→ **Aim**
Check each line of the records below and collect those holding "this".

[Start of Material provided]

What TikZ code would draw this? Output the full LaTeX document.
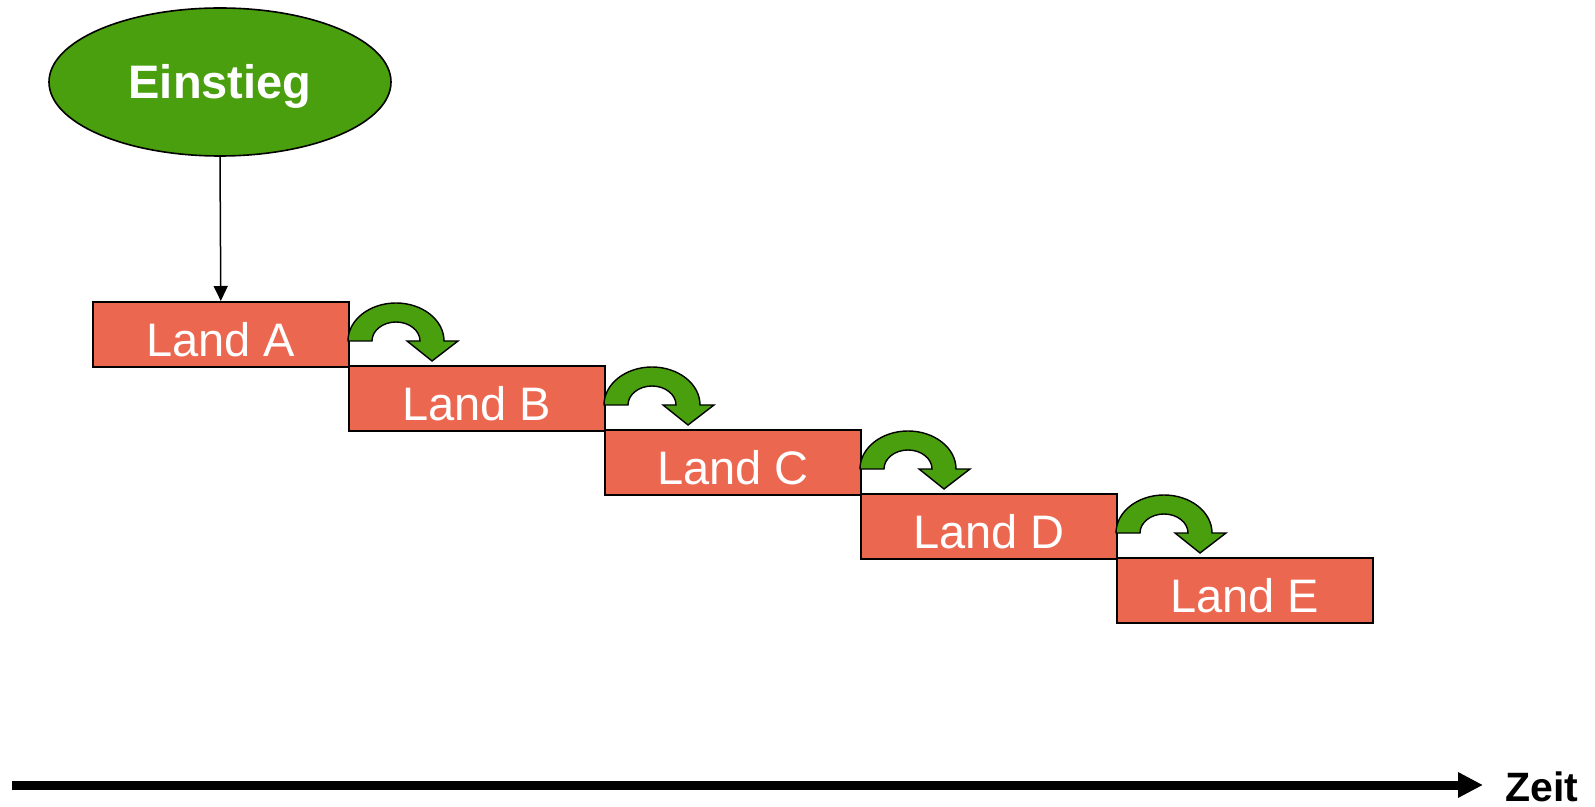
\documentclass[tikz,border=0pt]{standalone}
\usepackage{fontspec}
\setmainfont{Liberation Sans}
\usetikzlibrary{arrows.meta,shapes.geometric}
\definecolor{landred}{RGB}{236,103,80}
\definecolor{eingreen}{RGB}{74,159,14}
\tikzset{
  landbox/.style={draw=black, line width=0.8pt, fill=landred, text=white,
    minimum width=128pt, minimum height=32.5pt, inner sep=0pt, anchor=north west,
    font=\fontsize{23.5pt}{26pt}\selectfont, text height=22.6pt, text depth=0pt},
  startell/.style={ellipse, draw=black, line width=0.8pt, fill=eingreen, text=white,
    minimum width=171pt, minimum height=74pt, inner sep=0pt,
    font=\bfseries\fontsize{23.5pt}{26pt}\selectfont, text height=17pt, text depth=0pt},
  turnarrow/.style={draw=black, line width=0.7pt, fill=eingreen, line join=miter},
  entry/.style={line width=0.75pt, -{Triangle[length=7.5pt,width=7pt]}},
  timeline/.style={line width=4.5pt, -{Triangle[length=12.5pt,width=12pt]}},
}
\begin{document}
\begin{tikzpicture}[x=0.5pt,y=-0.5pt]
\useasboundingbox (0,0) rectangle (1595,807);
\node[startell] (ein) at (220,82) {Einstieg};
\foreach \n/\l [count=\i from 0] in {A/A,B/B,C/C,D/D,E/E} {
  \node[landbox] (land\n) at (92+256*\i,301+64*\i) {Land \l};
}
\draw[entry] (ein.south) -- (landA.north);
% curved transition arrows
\foreach \i in {0,1,2,3} {
  \pgfmathsetmacro{\cx}{92+256*\i+256+48}
  \pgfmathsetmacro{\cy}{301+64*\i+40}
  \draw[turnarrow] (\cx-48,\cy) arc[start angle=180,end angle=360,x radius=48,y radius=38]
    -- (\cx+62,\cy) -- (\cx+36,\cy+20) -- (\cx+11,\cy) -- (\cx+24,\cy)
    arc[start angle=360,end angle=180,x radius=24,y radius=19] -- cycle;
}
\coordinate (tstart) at (12,785);
\coordinate (tend) at (1483,785);
\draw[timeline] (tstart) -- (tend);
\node[anchor=base west, inner sep=0pt, font=\bfseries\fontsize{20.5pt}{24pt}\selectfont] (zeit) at (1505,801) {Zeit};
\end{tikzpicture}
\end{document}
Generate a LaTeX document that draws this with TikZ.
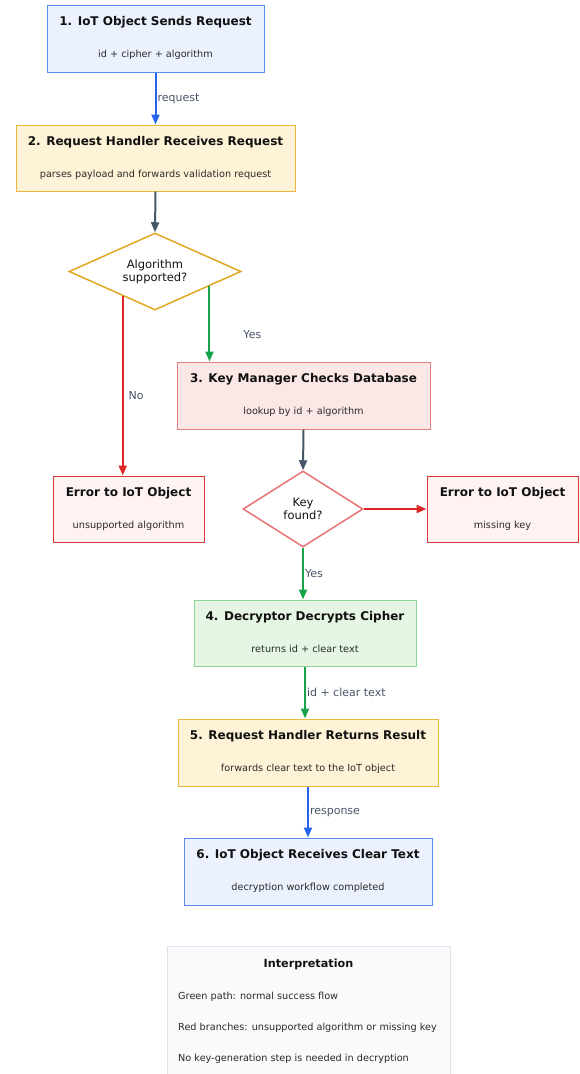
\documentclass[tikz,border=0pt]{standalone}
\usepackage{fontspec}
\setmainfont{DejaVu Sans}
\usetikzlibrary{arrows.meta,shapes.geometric,calc}

\definecolor{bluefill}{HTML}{EBF2FE}
\definecolor{blueline}{HTML}{5B8DEF}
\definecolor{bluearrow}{HTML}{2563EB}
\definecolor{yelfill}{HTML}{FEF3D6}
\definecolor{yelline}{HTML}{E8B840}
\definecolor{diaorange}{HTML}{E0A820}
\definecolor{pinkfill}{HTML}{FCE7E7}
\definecolor{pinkline}{HTML}{E88080}
\definecolor{errfill}{HTML}{FEF2F2}
\definecolor{errline}{HTML}{DC3838}
\definecolor{diared}{HTML}{E87272}
\definecolor{greenfill}{HTML}{E5F6E4}
\definecolor{greenline}{HTML}{8ED493}
\definecolor{greenarrow}{HTML}{16A34A}
\definecolor{redarrow}{HTML}{DC2626}
\definecolor{slate}{HTML}{475569}
\definecolor{notefill}{HTML}{F8FAFC}
\definecolor{noteline}{HTML}{DCE3EC}
\definecolor{ink}{HTML}{111111}
\definecolor{subink}{HTML}{2A2A2A}

\tikzset{
  box/.style={draw, line width=1pt, inner sep=0pt, rectangle},
  bluebox/.style={box, fill=bluefill, draw=blueline},
  yelbox/.style={box, fill=yelfill, draw=yelline},
  pinkbox/.style={box, fill=pinkfill, draw=pinkline},
  errbox/.style={box, fill=errfill, draw=errline},
  greenbox/.style={box, fill=greenfill, draw=greenline},
  decision/.style={diamond, draw, fill=white, line width=1.5pt, inner sep=0pt,
    align=center, text=ink, font=\fontsize{11.5}{13}\selectfont},
  title/.style={inner sep=0pt, anchor=base, text=ink, font=\fontsize{12}{14}\selectfont\bfseries},
  subtitle/.style={inner sep=0pt, anchor=base, text=subink, font=\fontsize{9.7}{12}\selectfont},
  lbl/.style={inner sep=1pt, anchor=west, text=slate, font=\fontsize{11}{13}\selectfont},
  flow/.style={line width=2pt, -{Triangle[length=10pt,width=8pt]}},
  noteline/.style={inner sep=0pt, anchor=base west, text=subink, font=\fontsize{9.7}{12}\selectfont},
}

\begin{document}
\begin{tikzpicture}[x=1pt,y=-1pt]
\useasboundingbox (0,0) rectangle (579,1074);
\clip (0,0) rectangle (579,1074);
\fill[white] (0,0) rectangle (579,1074);

% process boxes: title baseline 21pt and detail baseline 52.5pt below the top edge
\node[bluebox, minimum width=217pt, minimum height=67pt] (b1) at (155.5,38.5) {};
\node[title] (b1t) at ($(b1.north)+(0,21)$) {1. IoT Object Sends Request};
\node[subtitle] (b1s) at ($(b1.north)+(0,52.5)$) {id + cipher + algorithm};

\node[yelbox, minimum width=279pt, minimum height=66pt] (b2) at (155.5,158) {};
\node[title] (b2t) at ($(b2.north)+(0,21)$) {2. Request Handler Receives Request};
\node[subtitle] (b2s) at ($(b2.north)+(0,52.5)$) {parses payload and forwards validation request};

\node[decision, draw=diaorange, aspect=2.23, minimum width=172pt, minimum height=77pt] (d1) at (155,271.5)
  {Algorithm\\supported?};

\node[pinkbox, minimum width=253pt, minimum height=67pt] (b3) at (303.5,395.5) {};
\node[title] (b3t) at ($(b3.north)+(0,21)$) {3. Key Manager Checks Database};
\node[subtitle] (b3s) at ($(b3.north)+(0,52.5)$) {lookup by id + algorithm};

\node[errbox, minimum width=151pt, minimum height=66pt] (e1) at (128.5,509) {};
\node[title] (e1t) at ($(e1.north)+(0,21)$) {Error to IoT Object};
\node[subtitle] (e1s) at ($(e1.north)+(0,52.5)$) {unsupported algorithm};

\node[decision, draw=diared, aspect=1.58, minimum width=120pt, minimum height=76pt] (d2) at (303,509)
  {Key\\found?};

\node[errbox, minimum width=151pt, minimum height=66pt] (e2) at (502.5,509) {};
\node[title] (e2t) at ($(e2.north)+(0,21)$) {Error to IoT Object};
\node[subtitle] (e2s) at ($(e2.north)+(0,52.5)$) {missing key};

\node[greenbox, minimum width=222pt, minimum height=66pt] (b4) at (305,633) {};
\node[title] (b4t) at ($(b4.north)+(0,21)$) {4. Decryptor Decrypts Cipher};
\node[subtitle] (b4s) at ($(b4.north)+(0,52.5)$) {returns id + clear text};

\node[yelbox, minimum width=260pt, minimum height=67pt] (b5) at (308,752.5) {};
\node[title] (b5t) at ($(b5.north)+(0,21)$) {5. Request Handler Returns Result};
\node[subtitle] (b5s) at ($(b5.north)+(0,52.5)$) {forwards clear text to the IoT object};

\node[bluebox, minimum width=248pt, minimum height=67pt] (b6) at (308,871.5) {};
\node[title] (b6t) at ($(b6.north)+(0,21)$) {6. IoT Object Receives Clear Text};
\node[subtitle] (b6s) at ($(b6.north)+(0,52.5)$) {decryption workflow completed};

% legend panel (runs past the lower edge)
\node[box, fill=notefill, draw=noteline, minimum width=283pt, minimum height=170pt] (note) at (308.5,1031) {};
\node[inner sep=0pt, anchor=base, text=ink, font=\fontsize{11.2}{13}\selectfont\bfseries] (notet) at ($(note.north)+(0,21.5)$) {Interpretation};
\node[noteline] (n1) at (178,999.5) {Green path: normal success flow};
\node[noteline] (n2) at (178,1030.5) {Red branches: unsupported algorithm or missing key};
\node[noteline] (n3) at (178,1061.5) {No key-generation step is needed in decryption};

% branch points on the lower edges of the first decision
\coordinate (yes1) at ($(d1.east)!0.372!(d1.south)$);
\coordinate (no1) at ($(d1.west)!0.628!(d1.south)$);

% connectors
\draw[flow, bluearrow] (b1.south) -- node[lbl, pos=0.5] (l1) {request} (b2.north);
\draw[flow, slate] (b2.south) -- (d1.north);
\draw[flow, greenarrow] (yes1) -- node[lbl, pos=0.645, xshift=32pt] (l2) {Yes} (yes1 |- b3.north);
\draw[flow, redarrow] (no1) -- node[lbl, pos=0.553, xshift=4pt] (l3) {No} (no1 |- e1.north);
\draw[flow, slate] (b3.south) -- (d2.north);
\draw[flow, redarrow] (d2.east) -- (e2.west);
\draw[flow, greenarrow] (d2.south) -- node[lbl, pos=0.49] (l4) {Yes} (d2.south |- b4.north);
\draw[flow, greenarrow] (b4.south) -- node[lbl, pos=0.49] (l5) {id + clear text} (b4.south |- b5.north);
\draw[flow, bluearrow] (b5.south) -- node[lbl, pos=0.52] (l6) {response} (b6.north);
\end{tikzpicture}
\end{document}
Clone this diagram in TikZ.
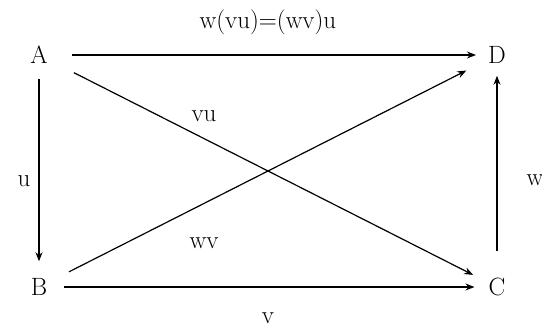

[End of Material provided]

→ **Answer for the task**
What TikZ code would draw this? Output the full LaTeX document.
Generate a LaTeX document that draws this with TikZ.
Clone this diagram in TikZ.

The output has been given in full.